We also recommend that the settlement legislation be amended to require Secretarial approval for all water leases and subcontracts. As currently written, section 7(e)(2) exempts leases or subcontracts of less than 7 years duration from the approval requirement. Secretarial approval is required for all existing San Juan Chama subcontracts and we believe there is no reason to depart from that practice here. With respect to leasing other types of water, the requirement of Secretarial approval has been the standard practice in Indian water rights settlements.

Moreover, the United States recommends that Section 12(a) -- which waives the sovereign immunity of the United States for "interpretation and enforcement of the Settlement Agreement" in "any court of competent jurisdiction" -- be eliminated. This waiver is unnecessary, as demonstrated by the absence of such a waiver in H.R. 3342, the Aamodt Litigation Settlement Act. Further, this provision will engender additional litigation -- and likely in competing state and federal forums -- rather than resolving the underlying adjudication.

Finally, the United States is concerned that H.R. 3254 as introduced fails to provide finality on the issue of how the settlement is to be enforced. The bill leaves unresolved the question of which court retains jurisdiction over an action brought to enforce the Settlement Agreement. This ambiguity may result in needless litigation. The Department of Justice and the Department believe that the decree court must have continuing and exclusive jurisdiction to interpret and enforce its own decree.


The Taos settlement is the product of a great deal of effort by many parties and reflects a desire by the people of the State of New Mexico, Indian and non-Indian, to settle their differences through negotiation rather than litigation. Settlement of the underlying litigation and related claims in this case would fulfill a long-standing federal goal of restoring to the Taos Pueblo the water rights and water resources necessary for its economic and cultural future, while at the same time accomplishing this goal without causing harm to local farmers, communities and other non-Indian water-users within the Taos basin. Overall, it provides some innovative mechanisms for managing water in Taos Valley to satisfy the Pueblo's current and future water needs, while minimizing disruption to the non-Indian water users.

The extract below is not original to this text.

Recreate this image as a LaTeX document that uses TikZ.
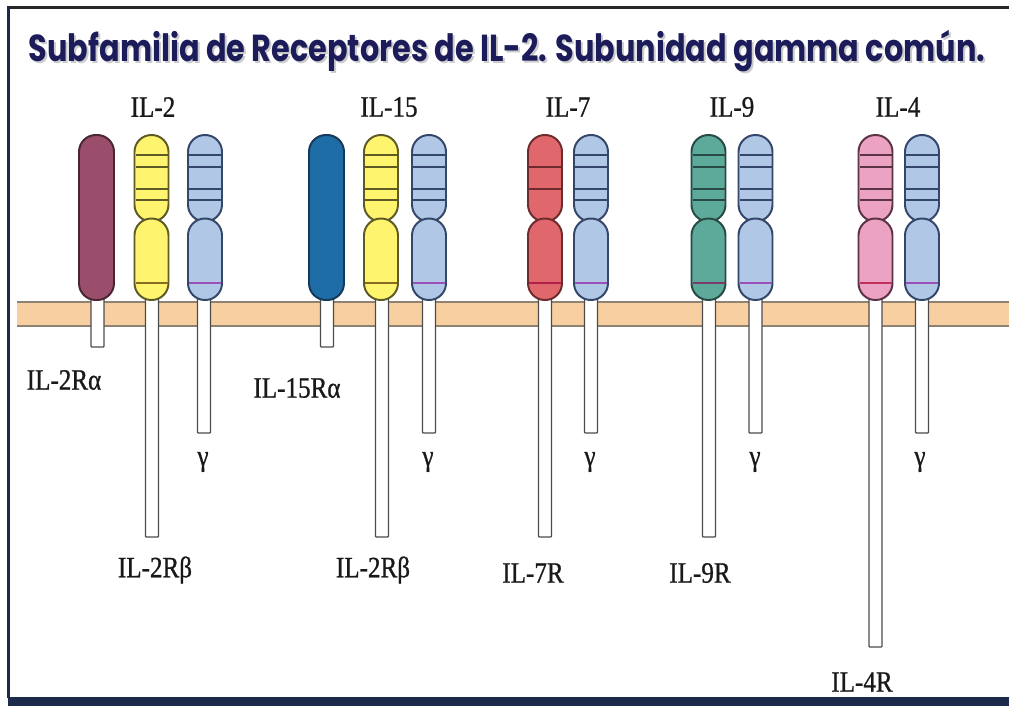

The Administration wants to avoid continued and unproductive litigation which, even when finally concluded, may leave parties injured by and hostile to its results, ensuring continued friction in the basin to the detriment of both the Pueblo and its non-Indian neighbors. We believe that this settlement contains some important compromises and has the potential to produce positive results for all the parties concerned. While we have some remaining concerns with the bill, the Administration is committed to working with Congress and all parties concerned towards a settlement that the Administration can fully support. In addition, we would like to work with Congress to identify and implement clear criteria for going forward with any future settlements on issues including cost-sharing and eligible costs.

Madam Chairwoman, this concludes my statement. I would be pleased to answer any questions the Subcommittee may have.